This paper presents a comprehensive simulation study on the impact of natural fractures on the performance of surfactant polymer flood in a field wide scale. The simulation model utilized for the study is a dual porosity dual permeability model representing 1/8 of a 20-acre 5-spot pattern. The model parameters studied include wettability alteration, interfacial-tension changes and mobility reduction effect. The results of this study clearly indicate the importance of reservoir description and fracture modeling for a successful surfactant-polymer flood. This may lead in huge difference in reserves booking from such EOR method.
Naturally fractured carbonate reservoirs are usually characterized by mixed wettablility and low matrix permeability which leads to low oil recovery and high remaining oil saturation. Enhanced oil recovery methods such as surfactant-polymer flood (SPF) enhance the recovery by increasing the spontaneous imbibitions either by lowering the interfacial tension or altering the wettability in the matrix. However, one of the main reasons for failed surfactant-polymer floods is under-estimating the importance of the reservoir and fluid characteristics especially the description of natural fractures and their effect on recovery.

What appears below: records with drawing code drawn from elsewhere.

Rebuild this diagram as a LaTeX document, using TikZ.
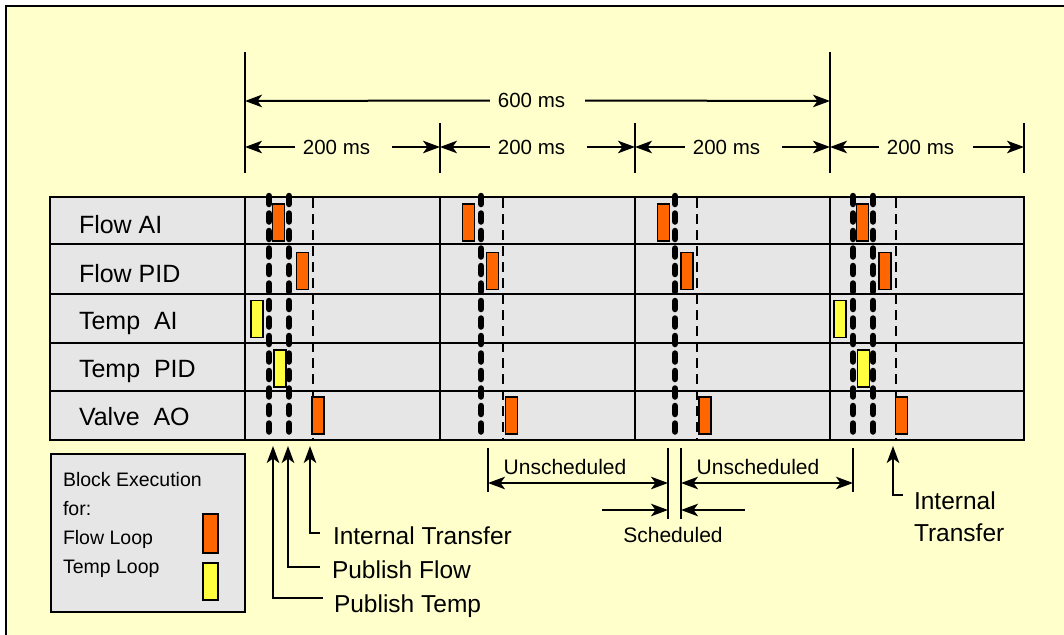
\documentclass[tikz,border=0pt]{standalone}
\usepackage{fontspec}
\setmainfont{Liberation Sans}
\usetikzlibrary{arrows.meta}
\definecolor{bgyellow}{HTML}{FFFFCC}
\definecolor{tablegray}{HTML}{E6E6E6}
\definecolor{floworange}{HTML}{FF6600}
\definecolor{tempyellow}{HTML}{FFFF40}
\begin{document}
\begin{tikzpicture}[x=1pt,y=-1pt,
  every node/.style={inner sep=0pt,outer sep=0pt},
  rowlbl/.style={anchor=base west,font=\fontsize{25}{30}\selectfont},
  dimlbl/.style={font=\fontsize{20.5}{24}\selectfont},
  notelbl/.style={font=\fontsize{24.5}{32}\selectfont},
  smalllbl/.style={font=\fontsize{21}{25}\selectfont},
  gridline/.style={line width=2pt},
  tickline/.style={line width=2pt},
  arr/.style={line width=2pt,-{Stealth[length=17pt,width=12.5pt,inset=4.5pt]}},
  arrboth/.style={line width=2pt,{Stealth[length=17pt,width=12.5pt,inset=4.5pt]}-{Stealth[length=17pt,width=12.5pt,inset=4.5pt]}},
  publine/.style={line width=6.5pt,line cap=round,dash pattern=on 8pt off 9.5pt},
  xferline/.style={line width=1.7pt,dash pattern=on 10pt off 6pt},
  blk/.style={draw,line width=1.4pt,minimum width=12pt,minimum height=37pt},
  flowblk/.style={blk,fill=floworange},
  tempblk/.style={blk,fill=tempyellow},
]
\fill[white] (0,0) rectangle (1064,634);
\useasboundingbox (0,0) rectangle (1064,634);
\clip (0,0) rectangle (1064,634);
\draw[line width=2pt,fill=bgyellow] (6,6) rectangle (1080,650);

% ---- top dimension lines ----
\foreach \x/\n in {245/k0,440/k1,635/k2,830/k3,1024/k4}{
  \coordinate (\n) at (\x,147);
}
\coordinate (m0) at (245,101);
\coordinate (m1) at (830,101);
\draw[tickline] (245,52) -- (245,173);
\draw[tickline] (830,52) -- (830,173);
\draw[tickline] (440,123) -- (440,173);
\draw[tickline] (635,123) -- (635,173);
\draw[tickline] (1024,123) -- (1024,173);

\node[dimlbl] (t600) at (531.5,100.5) {600 ms};
\draw[arr] ([xshift=-8pt]t600.west) -- (m0);
\draw[arr] ([xshift=20pt]t600.east) -- (m1);

\node[dimlbl] (d1) at (336.5,147) {200 ms};
\node[dimlbl] (d2) at (531.5,147) {200 ms};
\node[dimlbl] (d3) at (726.5,147) {200 ms};
\node[dimlbl] (d4) at (920.5,147) {200 ms};
\draw[arr] ([xshift=-8pt]d1.west) -- (k0);
\draw[arr] ([xshift=22pt]d1.east) -- (k1);
\draw[arr] ([xshift=-8pt]d2.west) -- (k1);
\draw[arr] ([xshift=22pt]d2.east) -- (k2);
\draw[arr] ([xshift=-8pt]d3.west) -- (k2);
\draw[arr] ([xshift=22pt]d3.east) -- (k3);
\draw[arr] ([xshift=-8pt]d4.west) -- (k3);
\draw[arr] ([xshift=19pt]d4.east) -- (k4);

% ---- table ----
\fill[tablegray] (50,197) rectangle (1024,440);
\foreach \y in {244,294,343,391}{
  \draw[gridline] (50,\y) -- (1024,\y);
}
\foreach \x in {245,440,635,830}{
  \draw[gridline] (\x,197) -- (\x,440);
}
\draw[gridline] (50,197) rectangle (1024,440);

\node[rowlbl] (r1) at (79,233) {Flow AI};
\node[rowlbl] (r2) at (79,282) {Flow PID};
\node[rowlbl] (r3) at (79,329.5) {Temp\ \ AI};
\node[rowlbl] (r4) at (79,377) {Temp\ \ PID};
\node[rowlbl] (r5) at (79,425) {Valve\ \ AO};

% ---- publish / transfer lines ----
\foreach \x in {269,289,481,675,853,873}{
  \draw[publine] (\x,196) -- (\x,438);
}
\foreach \x in {313,503,697,896}{
  \draw[xferline] (\x,198) -- (\x,440);
}

% ---- blocks ----
\node[flowblk] (fai1) at (278.5,222.5) {};
\node[flowblk] (fpid1) at (302.5,271) {};
\node[tempblk] (tai1) at (257,319) {};
\node[tempblk] (tpid1) at (280,368.5) {};
\node[flowblk] (vao1) at (318,415.5) {};

\node[flowblk] (fai2) at (468.5,222.5) {};
\node[flowblk] (fpid2) at (492.5,271) {};
\node[flowblk] (vao2) at (511.5,415.5) {};

\node[flowblk] (fai3) at (663.5,222.5) {};
\node[flowblk] (fpid3) at (687,271) {};
\node[flowblk] (vao3) at (705,415.5) {};

\node[flowblk] (fai4) at (862.5,222.5) {};
\node[flowblk] (fpid4) at (885,271) {};
\node[tempblk] (tai4) at (840,319) {};
\node[tempblk] (tpid4) at (863.5,368.5) {};
\node[flowblk] (vao4) at (901.5,415.5) {};

% ---- bottom-left annotations ----
\coordinate (tipPT) at (273,446);
\coordinate (tipPF) at (288,446);
\coordinate (tipIT) at (310,446);
\node[notelbl,anchor=base west] (lIT) at (333,544) {Internal Transfer};
\node[notelbl,anchor=base west] (lPF) at (332,578) {Publish Flow};
\node[notelbl,anchor=base west] (lPT) at (334,612) {Publish Temp};
\draw[arr] ([xshift=-13pt,yshift=11pt]lIT.base west) -| (tipIT);
\draw[arr] ([xshift=-12pt,yshift=11pt]lPF.base west) -| (tipPF);
\draw[arr] ([xshift=-11pt,yshift=14pt]lPT.base west) -| (tipPT);

% ---- right annotation ----
\coordinate (tipIR) at (893,446);
\node[notelbl,anchor=west,align=left] (lIR) at (914,517) {Internal\\Transfer};
\draw[arr] ([xshift=-11pt,yshift=22pt]lIR.west) -| (tipIR);

% ---- unscheduled / scheduled ----
\coordinate (u0) at (488,483);
\coordinate (u1) at (668,483);
\coordinate (u2) at (681,483);
\coordinate (u3) at (853,483);
\draw[tickline] (488,448) -- (488,492);
\draw[tickline] (853,448) -- (853,492);
\draw[tickline] (668,448) -- (668,519);
\draw[tickline] (681,448) -- (681,519);
\node[smalllbl,anchor=base] (un1) at (565,474) {Unscheduled};
\node[smalllbl,anchor=base] (un2) at (758,474) {Unscheduled};
\draw[arrboth] (u0) -- (u1);
\draw[arrboth] (u2) -- (u3);
\node[smalllbl,anchor=base] (sch) at (673,542) {Scheduled};
\coordinate (s0) at (602,510);
\coordinate (s1) at (668,510);
\coordinate (s2) at (681,510);
\coordinate (s3) at (745,510);
\draw[arr] (s0) -- (s1);
\draw[arr] (s3) -- (s2);

% ---- legend ----
\node[draw,line width=2pt,fill=tablegray,anchor=north west,minimum width=194pt,minimum height=158pt] (legend) at (51,454) {};
\node[anchor=north west,align=left,font=\fontsize{19.5}{29}\selectfont] (legtxt) at (63,472) {Block Execution\\for:\\Flow Loop\\Temp Loop};
\node[flowblk,minimum width=15pt,minimum height=39pt] (legflow) at (210.5,533.5) {};
\node[tempblk,minimum width=15pt,minimum height=37pt] (legtemp) at (210.5,581.5) {};
\end{tikzpicture}
\end{document}
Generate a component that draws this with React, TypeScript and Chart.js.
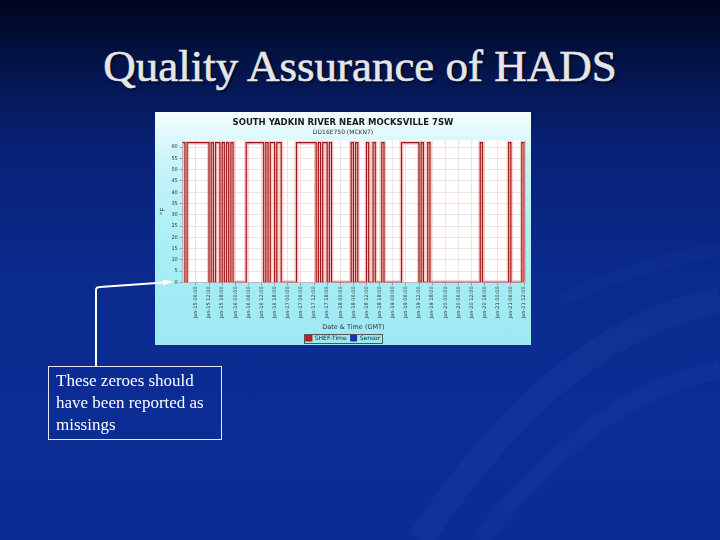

Sensitivity runs were made in field size scale in order to compare oil recovery by capillary force, buoyancy force and viscous force. The simulation study indicates a relationship between water saturation and the start of altering wettability and/or interfacial tension to maximize oil recovery. Also, when a surfactant alters the rock wettability, an optimum IFT should be identified for faster and higher imbibitions. In addition, the study shows effect on recovery by permeability contrast between that of the fracture and that of the matrix as well as fracture orientation with respect to injector-producer direction.